His body of written work — poetry and prose spanning more than three decades, chronicling his own evolution and that of his generation — has made him one of the most important contemporary literary figures in the country. Significantly, he is a poet from eastern Ukraine, and he has given voice to the people from the borderland provinces of the Donbas, which are now largely occupied by Russian forces and claimed by President Vladimir Putin as part of Russia.

“He’s a great poet,” said Tamara Hundorova, a professor at the Institute of Literature at the Academy of Sciences of Ukraine and a visiting professor at Princeton and Harvard universities, who last year proposed Zhadan for the Nobel Prize in literature. “He’s a true poet but he’s also a citizen, he’s very engaged in this very difficult time.”

Hundorova, among other academics, credits Zhadan with helping revitalize the Ukrainian language, not least with his use of slang and swear words, and contributing to a cultural renaissance, picking up the mantle of Ukrainian futurist poets of the 1920s, who flourished in Kharkiv but were cut short by the purges under Josef Stalin.

Born in August 1974, the son of a Soviet army officer, Zhadan grew up in a village southeast of Kharkiv, near the Russian border, and went to high school in the nearby town of Starobilsk. The town, where his father is buried, has been under Russian occupation since 2022.

He studied philology at the H.S. Skovoroda Kharkiv National Pedagogical University in Kharkiv, Ukraine’s second largest city and its former capital, and has since made his home there. After graduating, he worked as a researcher at the Kharkiv Literary Museum and joined a collective of young writers.

His mother’s younger sister, Oleksandra Kovalova, a poet and translator, who was prominent in the Ukrainian national liberation movement in Kharkiv, was a formative influence. She took him to political rallies, introduced him to literary and artistic circles in Kharkiv, and helped him publish his first volume of poetry.

He burst on the literary scene at age 17, “baring his soul boldly,” in 1991, the year that Ukraine gained independence, Hundorova said in an interview.

Ahead of the times, he was the first to explore the symbolism of losing the country, the Soviet Union, that he had grown up in, and seeing his parents’ world, and all the certainties of the communist system, collapse — and along with it, the authority of the older generation. His generation, he depicted as homeless and nihilistic, in constant migration.

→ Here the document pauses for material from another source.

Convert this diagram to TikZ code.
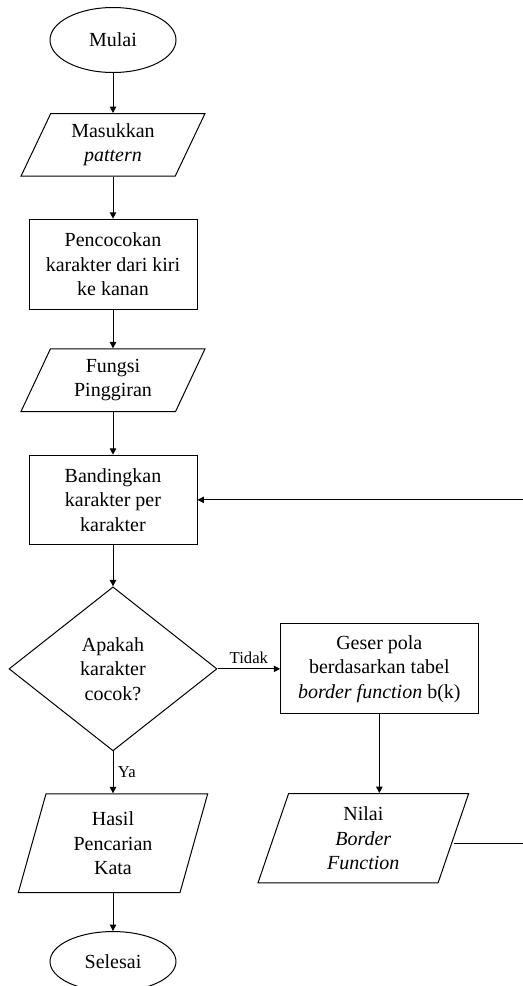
\documentclass[tikz,border=0pt]{standalone}
\usepackage{fontspec}
\setmainfont{Liberation Serif}
\usetikzlibrary{arrows.meta,positioning,shapes.geometric}

\begin{document}
\begin{tikzpicture}[
  node distance=31pt,
  every node/.style={font=\fontsize{15pt}{18.4pt}\selectfont},
  terminal/.style={ellipse,draw,line width=0.75pt,minimum width=94.5pt,minimum height=48.75pt},
  io/.style={trapezium,trapezium left angle=60,trapezium right angle=120,
             trapezium stretches body,draw,line width=0.75pt,align=center,
             minimum width=138pt,minimum height=47pt},
  process/.style={rectangle,draw,line width=0.75pt,align=center,
                  minimum width=126pt,minimum height=67.5pt},
  decision/.style={diamond,draw,line width=0.75pt,align=center,
                   minimum width=156pt,minimum height=123pt,inner sep=0pt},
  arrow/.style={-{Triangle[length=4.8pt,width=4.8pt]},line width=0.75pt},
  branch/.style={font=\fontsize{12.5pt}{15pt}\selectfont}
]
  \useasboundingbox (0,0) rectangle (392.25pt,-739.5pt);

  \node[terminal] (mulai) at (84.75pt,-30pt) {Mulai};
  \node[io,below=30pt of mulai] (masukkan) {Masukkan\\\textit{pattern}};
  \node[process,below=31.5pt of masukkan] (cocok) {Pencocokan\\karakter dari kiri\\ke kanan};
  \node[io,below=29pt of cocok] (fungsi) {Fungsi\\Pinggiran};
  \node[process,below=32pt of fungsi,minimum height=67pt] (banding) {Bandingkan\\karakter per\\karakter};
  \node[decision,below=31pt of banding] (apakah) {Apakah\\karakter\\cocok?};
  \node[process,right=47pt of apakah,minimum width=148pt] (geser) {Geser pola\\berdasarkan tabel\\\textit{border function} b(k)};
  \node[io,below=59pt of geser,xshift=-12pt,trapezium left angle=67,trapezium right angle=113,
        minimum width=158pt,minimum height=67pt] (nilai) {Nilai\\\textit{Border}\\\textit{Function}};
  \node[io,below=31.5pt of apakah,trapezium left angle=69,trapezium right angle=111,
        minimum width=142pt,minimum height=74pt] (hasil) {Hasil\\Pencarian\\Kata};
  \node[terminal,below=28.5pt of hasil,minimum height=45pt] (selesai) {Selesai};

  \draw[arrow] (mulai.south) -- (masukkan.north);
  \draw[arrow] (masukkan.south) -- (cocok.north);
  \draw[arrow] (cocok.south) -- (fungsi.north);
  \draw[arrow] (fungsi.south) -- (banding.north);
  \draw[arrow] (banding.south) -- (apakah.north);
  \draw[arrow] (apakah.east) -- node[above,branch]{Tidak} (geser.west);
  \draw[arrow] (apakah.south) -- node[right,branch]{Ya} (hasil.north);
  \draw[arrow] (geser.south) -- (geser.south |- nilai.north);
  \draw[arrow] (hasil.south) -- (selesai.north);
  \draw[arrow] ([yshift=-4pt]nilai.east) -- ++(70pt,0) |- (banding.east);
\end{tikzpicture}
\end{document}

Later in adulthood, he experienced a homecoming, explored in his 2010 novel “Voroshilovgrad,” rediscovering a deep connection to the “high sky” and “black earth” of the land and a feeling of loyalty and belonging to the neglected, postindustrial regions of the east.

The novel, whose title references a Soviet-era name for the eastern Ukrainian city of Luhansk, was prescient, revealing the deep ties Ukrainians felt for their homeland. His poetry was too. He published poems about war coming to the region a full two years before Russia began its military interference to annex the Crimean Peninsula and its staging of a separatist rebellion in eastern Ukraine.

The full-scale invasion in 2022, when Russian troops came close to capturing the city of Kharkiv, robbed him of words at first, he said.

“The stress was so enormous, it took your breath away,” he said. But the need to write returned after a few months. He remains prolific, dwelling on pain, death and separation, and the importance of recording it all.

(BEGIN OPTIONAL TRIM.)

In recent poems translated from the Ukrainian by Virlana Tkacz and Wanda Phipps, he wrote:

They didn’t tell you the most important thing.

They didn’t warn you that death is limited

By the silence that comes with it.

He returned to the theme in another poem:

The only rule — grow roots,

Break through.

The only chance — reach out for a branch, grab hold of a voice.

There is nothing else.

No one will remember you for your silence.

No one but you can name the rivers nearby.

On a morning in July driving with an engineering team near the front line, he expressed great rage against the Russian occupation of the eastern provinces of Ukraine.

He said he had friends living under Russian occupation, who became trapped and unable to leave. Some have been detained, some have been killed and their property seized, and a classmate even ended up fighting and dying on the Russian side, he said.

“In the east, the war cuts through every family,” he said.

Yet he remains confident Ukraine will prevail.

“It will be a long process, but I think at the end of this process we will see a return to our borders,” he said.

For the Russians, he predicted great turmoil. “With this war, they started a very serious and irreversible, internal destruction,” he said. “I think we are witnessing this colossus crumbling.”